Gorilla Logic differs from other companies in many regards; including seamless integration with clients’ processes, adaptability to change, Agile practices adoption, and high-quality outcomes. Gorilla Logic also has a proclivity for collaboration and problem resolution advocacy in addition to well-orchestrated sets of technical skills combined with soft skills.
During my first six months at this great company, I can say with confidence that it is one of the best places I have worked at. There have been several challenges and growth opportunities, important feedback from peers, given and taken. Because of that, I have had the opportunity to identify several lessons I’ve learned doing things the Gorilla Logic Way.
1. Accept Differences and Embrace them as Opportunities
Rather than seeing differences as threatening, embrace them as highly valuable learning opportunities. Not every person thinks the same way—solutions to problems are, more often than not, personalized expressions to issues. Diversity should only be viewed as an advantage. In diversity, we have the best mechanism for the natural selection of ideas, in which the best ones are kept and the not so good ones are let go. Learn to delegate and create a trust-based working environment for your peers.
2. Never Underestimate the Full Potential of Teamwork
The team is not the Tech Lead and the Tech Lead does not fully represent the variety of opinions, expertise, and knowledge of a team. Great outcome can be obtained from well orchestrated teamwork. The more ideas compiled for a given problem, the more discards there are. This translates to more organized mental models and creative ideas for problem resolution. Perspectives between team members can vary which only enriches the process and generates interesting and straightforward solutions to complex problems.
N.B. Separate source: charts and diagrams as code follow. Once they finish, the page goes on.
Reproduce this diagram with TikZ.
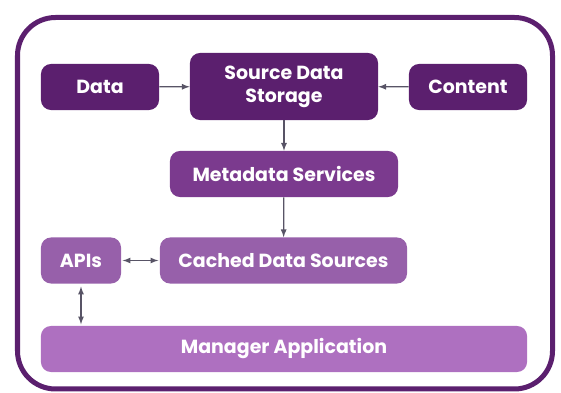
\documentclass[tikz,border=0pt]{standalone}
\usepackage{fontspec}
\setmainfont{Poppins}
\usepackage{tikz}
\usetikzlibrary{positioning,arrows}

\definecolor{darkplum}{HTML}{5B1F6E}
\definecolor{midplum}{HTML}{7B3A8E}
\definecolor{softplum}{HTML}{9760AA}
\definecolor{paleplum}{HTML}{AE70C0}
\definecolor{linkgray}{HTML}{585466}

\tikzset{
	box/.style={shape=rectangle,rounded corners=0.25cm,text=white,font=\bfseries\fontsize{13.5}{16.5}\selectfont,align=center,minimum height=1.15cm,inner sep=0pt},
	link/.style={draw=linkgray,line width=0.9pt,>=latex}
}

\begin{document}
\begin{tikzpicture}[x=0.025cm,y=-0.025cm]
		\useasboundingbox (0,0) rectangle (561,393);
		\draw[darkplum,line width=0.125cm,rounded corners=0.95cm] (17.5,17.5) rectangle (552.5,389);
		\node(src) at (284,86.5) [box,fill=darkplum,minimum width=4.7cm,minimum height=1.675cm] {Source Data\\Storage};
		\node(data) at (100,87) [box,fill=darkplum,minimum width=2.95cm] {Data};
		\node(content) at (468,87) [box,fill=darkplum,minimum width=2.95cm] {Content};
		\node(meta) at (284,174) [box,fill=midplum,minimum width=5.7cm] {Metadata Services};
		\node(cache) at (283.5,260.5) [box,fill=softplum,minimum width=6.175cm] {Cached Data Sources};
		\node(api) at (81,260.5) [box,fill=softplum,minimum width=2cm] {APIs};
		\node(mgr) at (284,349) [box,fill=paleplum,minimum width=12.15cm] {Manager Application};
		\draw[link,->] (data) -- (src);
		\draw[link,->] (content) -- (src);
		\draw[link,->] (src) -- (meta);
		\draw[link,->] (meta) -- (cache);
		\draw[link,<->,shorten <=1pt,shorten >=1pt] (api) -- (cache);
		\draw[link,<->,shorten <=2pt,shorten >=1pt] (api) -- (api|-mgr.north);
	\end{tikzpicture}
\end{document}
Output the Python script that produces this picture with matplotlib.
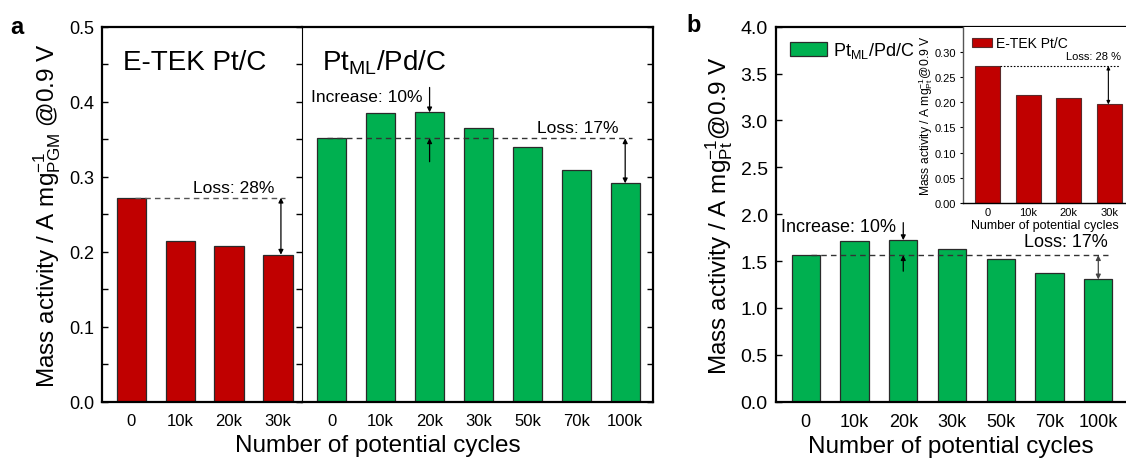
import matplotlib
matplotlib.use("Agg")
import matplotlib.pyplot as plt
import numpy as np
from matplotlib.ticker import MultipleLocator

plt.rcParams['font.family'] = ['Liberation Sans', 'DejaVu Sans']
plt.rcParams['mathtext.fontset'] = 'custom'
plt.rcParams['mathtext.rm'] = 'Liberation Sans'
plt.rcParams['mathtext.it'] = 'Liberation Sans:italic'
plt.rcParams['mathtext.bf'] = 'Liberation Sans:bold'

# ---------------- data ----------------
cycles_etek = ['0', '10k', '20k', '30k']
cycles_ptml = ['0', '10k', '20k', '30k', '50k', '70k', '100k']
etek_pgm = [0.272, 0.2147, 0.2072, 0.196]
ptml_pgm = [0.3512, 0.385, 0.3858, 0.3645, 0.3396, 0.309, 0.2912]
ptml_pt = [1.563, 1.712, 1.723, 1.627, 1.517, 1.378, 1.304]
etek_pt_inset = [0.272, 0.215, 0.2076, 0.1957]

RED = '#C00000'
GREEN = '#00B050'
EDGE = '#2a2a2a'

W, H = 1126, 460
fig = plt.figure(figsize=(W / 100, H / 100), dpi=100)

def fr(x0, y0, x1, y1):
    return [x0 / W, 1 - y1 / H, (x1 - x0) / W, (y1 - y0) / H]

top_px, bot_px = 27.7, 402.7
ax2 = fig.add_axes(fr(302.3, top_px, 653.3, bot_px))
ax1 = fig.add_axes(fr(102.3, top_px, 302.3, bot_px))
ax1.set_facecolor('none')
axb = fig.add_axes(fr(776, top_px, 1126, bot_px))
axi = fig.add_axes(fr(962.5, top_px, 1127, 204))

bw = 0.6
# ---------------- panel a, left part ----------------
x1 = np.arange(len(cycles_etek))
ax1.bar(x1, etek_pgm, width=bw, color=RED, edgecolor=EDGE, linewidth=0.9)
ax1.set_xlim(-0.593, 3.497)
ax1.set_ylim(0, 0.5)
ax1.set_xticks(x1)
ax1.set_xticklabels(cycles_etek, fontsize=12)
ax1.yaxis.set_major_locator(MultipleLocator(0.1))
ax1.yaxis.set_minor_locator(MultipleLocator(0.05))
ax1.tick_params(axis='y', which='both', direction='in', left=True, right=True,
                labelsize=13, pad=6)
ax1.tick_params(axis='y', which='major', length=4, width=1)
ax1.tick_params(axis='y', which='minor', length=4, width=1)
ax1.tick_params(axis='x', length=0, pad=8)
for s in ['left', 'bottom', 'top']:
    ax1.spines[s].set_linewidth(1.6)
ax1.spines['right'].set_linewidth(0.8)
ax1.set_ylabel(r'Mass activity / A mg$^{-1}_{\rm PGM}$ @0.9 V', fontsize=17.5, labelpad=4)
ax1.text(0.105, 0.906, 'E-TEK Pt/C', transform=ax1.transAxes, fontsize=20,
         ha='left', va='center')
ax1.plot([0.08, 3.14], [etek_pgm[0], etek_pgm[0]], ls=(0, (4, 3)), color='#555555', lw=1)
ax1.text(2.92, 0.276, 'Loss: 28%', fontsize=12.5, ha='right', va='bottom')
ax1.annotate('', xy=(3.06, etek_pgm[3]), xytext=(3.06, etek_pgm[0]),
             arrowprops=dict(arrowstyle='<|-|>', lw=0.9, color='black',
                             shrinkA=0, shrinkB=0, mutation_scale=7))

# ---------------- panel a, right part ----------------
x2 = np.arange(len(cycles_ptml))
ax2.bar(x2, ptml_pgm, width=bw, color=GREEN, edgecolor=EDGE, linewidth=0.9)
ax2.set_xlim(-0.603, 6.575)
ax2.set_ylim(0, 0.5)
ax2.set_xticks(x2)
ax2.set_xticklabels(cycles_ptml, fontsize=12)
ax2.yaxis.set_major_locator(MultipleLocator(0.1))
ax2.yaxis.set_minor_locator(MultipleLocator(0.05))
ax2.tick_params(axis='y', which='both', direction='in', left=False, right=True,
                labelleft=False, length=4, width=1)
ax2.tick_params(axis='x', length=0, pad=8)
for s in ['right', 'bottom', 'top']:
    ax2.spines[s].set_linewidth(1.6)
ax2.spines['left'].set_visible(False)
ax2.text(0.056, 0.906, r'Pt$_{\rm ML}$/Pd/C', transform=ax2.transAxes, fontsize=20,
         ha='left', va='center')
ax2.plot([-0.1, 6.13], [ptml_pgm[0], ptml_pgm[0]], ls=(0, (4, 3)), color='#333333', lw=1)
ax2.text(1.85, 0.397, 'Increase: 10%', fontsize=12.5, ha='right', va='bottom')
ax2.annotate('', xy=(2, ptml_pgm[2]), xytext=(2, 0.419),
             arrowprops=dict(arrowstyle='-|>', lw=0.9, color='black',
                             shrinkA=0, shrinkB=0, mutation_scale=7))
ax2.annotate('', xy=(2, ptml_pgm[0]), xytext=(2, 0.32),
             arrowprops=dict(arrowstyle='-|>', lw=0.9, color='black',
                             shrinkA=0, shrinkB=0, mutation_scale=7))
ax2.text(5.86, 0.355, 'Loss: 17%', fontsize=12.5, ha='right', va='bottom')
ax2.annotate('', xy=(6, ptml_pgm[6]), xytext=(6, ptml_pgm[0]),
             arrowprops=dict(arrowstyle='<|-|>', lw=0.9, color='black',
                             shrinkA=0, shrinkB=0, mutation_scale=7))

fig.text(377.8 / W, 1 - 446 / H, 'Number of potential cycles', fontsize=17.5,
         ha='center', va='center')
fig.text(10 / W, 1 - 27 / H, 'a', fontsize=17, fontweight='bold', ha='left', va='center')

# ---------------- panel b ----------------
xb = np.arange(len(cycles_ptml))
axb.bar(xb, ptml_pt, width=0.58, color=GREEN, edgecolor=EDGE, linewidth=0.9,
        label=r'Pt$_{\rm ML}$/Pd/C')
axb.set_xlim(-0.61, 6.568)
axb.set_ylim(0, 4.0)
axb.set_xticks(xb)
axb.set_xticklabels(cycles_ptml, fontsize=13)
axb.yaxis.set_major_locator(MultipleLocator(0.5))
axb.yaxis.set_major_formatter(matplotlib.ticker.FormatStrFormatter('%.1f'))
axb.tick_params(axis='y', direction='in', length=4, width=1, labelsize=14, pad=6)
axb.tick_params(axis='x', length=0, pad=8)
for s in ['left', 'bottom', 'top']:
    axb.spines[s].set_linewidth(1.6)
axb.spines['right'].set_visible(False)
axb.set_ylabel(r'Mass activity / A mg$^{-1}_{\rm Pt}$@0.9 V', fontsize=17.5, labelpad=4)
axb.set_xlabel('Number of potential cycles', fontsize=17.5, labelpad=4)
axb.legend(loc='upper left', fontsize=13, frameon=False, handlelength=2.1,
           handleheight=0.85, borderaxespad=0.35, handletextpad=0.3,
           bbox_to_anchor=(0.0, 1.0))
axb.plot([0.1, 6.2], [ptml_pt[0], ptml_pt[0]], ls=(0, (4, 3)), color='#333333', lw=1)
axb.text(1.86, 1.78, 'Increase: 10%', fontsize=13, ha='right', va='bottom')
axb.annotate('', xy=(2, ptml_pt[2]), xytext=(2, 1.91),
             arrowprops=dict(arrowstyle='-|>', lw=0.9, color='black',
                             shrinkA=0, shrinkB=0, mutation_scale=7))
axb.annotate('', xy=(2, ptml_pt[0]), xytext=(2, 1.392),
             arrowprops=dict(arrowstyle='-|>', lw=0.9, color='black',
                             shrinkA=0, shrinkB=0, mutation_scale=7))
axb.text(6.2, 1.62, 'Loss: 17%', fontsize=13, ha='right', va='bottom')
axb.annotate('', xy=(6, ptml_pt[6]), xytext=(6, ptml_pt[0]),
             arrowprops=dict(arrowstyle='<|-|>', lw=0.9, color='#444444',
                             shrinkA=0, shrinkB=0, mutation_scale=7))
fig.text(686 / W, 1 - 26 / H, 'b', fontsize=17, fontweight='bold', ha='left', va='center')

# ---------------- inset ----------------
xi = np.arange(len(cycles_etek))
axi.bar(xi, etek_pt_inset, width=0.62, color=RED, edgecolor='#5a2a2a', linewidth=0.8,
        label='E-TEK Pt/C')
axi.set_xlim(-0.62, 3.44)
axi.set_ylim(0, 0.35)
axi.set_yticks(np.arange(0, 0.31, 0.05))
axi.yaxis.set_major_formatter(matplotlib.ticker.FormatStrFormatter('%.2f'))
axi.set_xticks(xi)
axi.set_xticklabels(cycles_etek, fontsize=8)
axi.tick_params(axis='y', direction='out', length=2.5, width=0.8, labelsize=8, pad=2)
axi.tick_params(axis='x', length=0, pad=3)
axi.spines['right'].set_visible(False)
axi.spines['top'].set_visible(False)
axi.spines['left'].set_linewidth(1.0)
axi.spines['left'].set_color('#555555')
axi.spines['bottom'].set_linewidth(1.0)
axi.set_ylabel(r'Mass activity / A mg$^{-1}_{\rm Pt}$@0.9 V', fontsize=8.7, labelpad=0)
axi.set_xlabel('Number of potential cycles', fontsize=9, labelpad=1)
axi.legend(loc='upper left', fontsize=10, frameon=False, handlelength=1.4,
           handleheight=0.6, borderaxespad=0.3, handletextpad=0.3,
           bbox_to_anchor=(0.0, 1.0))
axi.plot([0.3, 3.26], [etek_pt_inset[0], etek_pt_inset[0]], ls=(0, (1.5, 1.5)),
         color='black', lw=0.8)
axi.text(3.29, 0.281, 'Loss: 28 %', fontsize=8, ha='right', va='bottom')
axi.annotate('', xy=(2.98, etek_pt_inset[3]), xytext=(2.98, etek_pt_inset[0]),
             arrowprops=dict(arrowstyle='<|-|>', lw=0.8, color='black',
                             shrinkA=0, shrinkB=0, mutation_scale=5))

fig.savefig('out.png', dpi=100)
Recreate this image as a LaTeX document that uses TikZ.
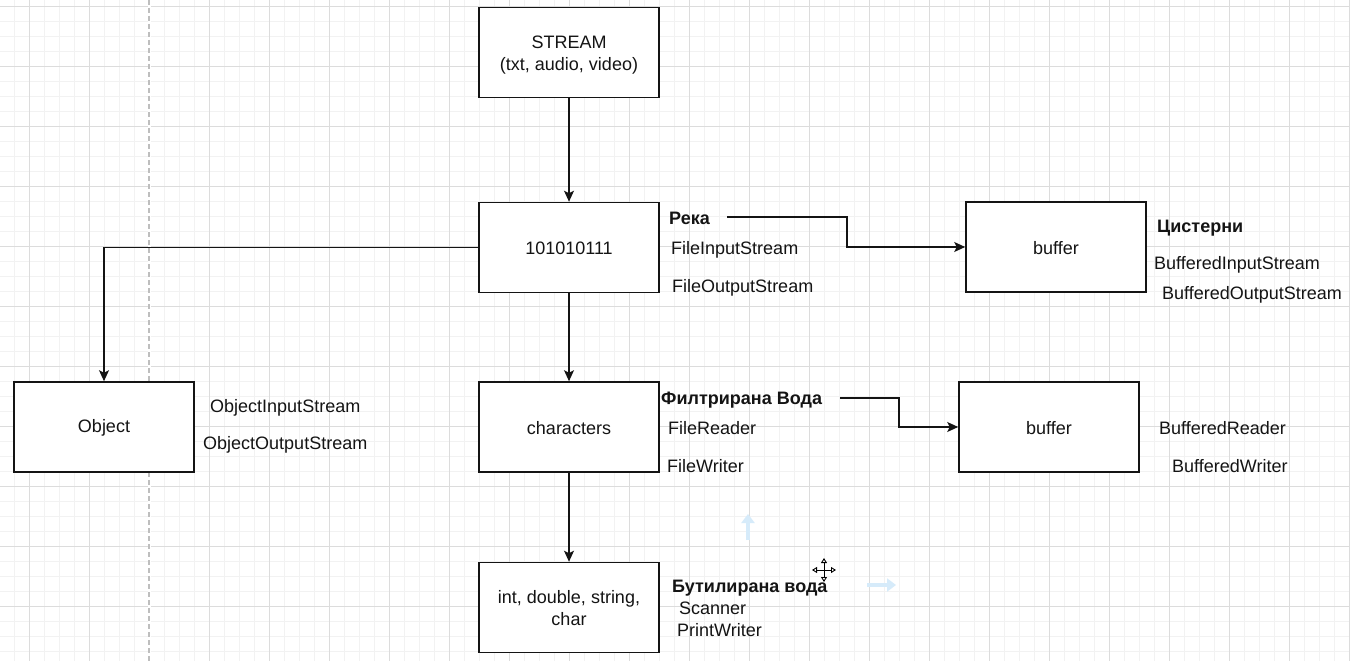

3. Coach your Team and Cultivate a Culture of Knowledge
Technical challenges can be stressful, even more so when technical knowledge is lacking due to inexperience. That is why cultivating a culture of knowledge and knowledge transfer is critical for the success of your team and every individual team member. Work closely on developing learning strategies that will positively impact your team’s perception on new technologies and mindsets. A team is as efficient as the sum of the efficiency of each individual team member. Incentivize learning new things, sharing knowledge, and getting out of your comfort zone more often.
4. Work Closely with your Scrum Master and Embrace Agile Methodologies
There is never enough emphasis on this one. Work closely with your Scrum Master. Your Scrum Master is your friend, is the person who has the responsibility to reinforce and educate the team in regards to Agile best practices. They can assist you and help the team grow and expand. They can listen to you and advise you when the hard moments arrive (there will be some). Also, work with the client. Listen to them, and help them become a better version of themselves with every iteration.
5. Be a Servant Technical Lead
Just as your Scrum Master can be considered a Servant Leader, the Technical Lead can also be considered a Servant Technical Lead. Despite being the Technical Lead, you are not there to be served. In fact, it is the other way around. You are meant to serve the team in every aspect—unblock them, guarantee a pleasing working environment, and enable them to excel in their tasks and be as efficient as possible. This does not mean that there will not be moments when decisions will have to be made (by you). Such scenarios will happen. However, it is up to you to realize that you cannot please everyone. Also, remember not to be too hard on yourself as this can spoil things. Instead, understand and embrace these moments as realities that require your awareness.
Gorilla Logic has posed several challenges to my Technical Lead capabilities, despite having worked in the same position for other companies. Such challenges will always be present—they will always be part of the equation. The good news is that most of them are manageable and foreseeable.
I consider myself fortunate to be part of such a unique group. One that is truly different in many regards—we put people over processes; we have each other’s back and work as a team1; we understand the importance of team collaboration; and we care about the value we deliver to the client with every iteration. That’s the Gorilla Logic Way.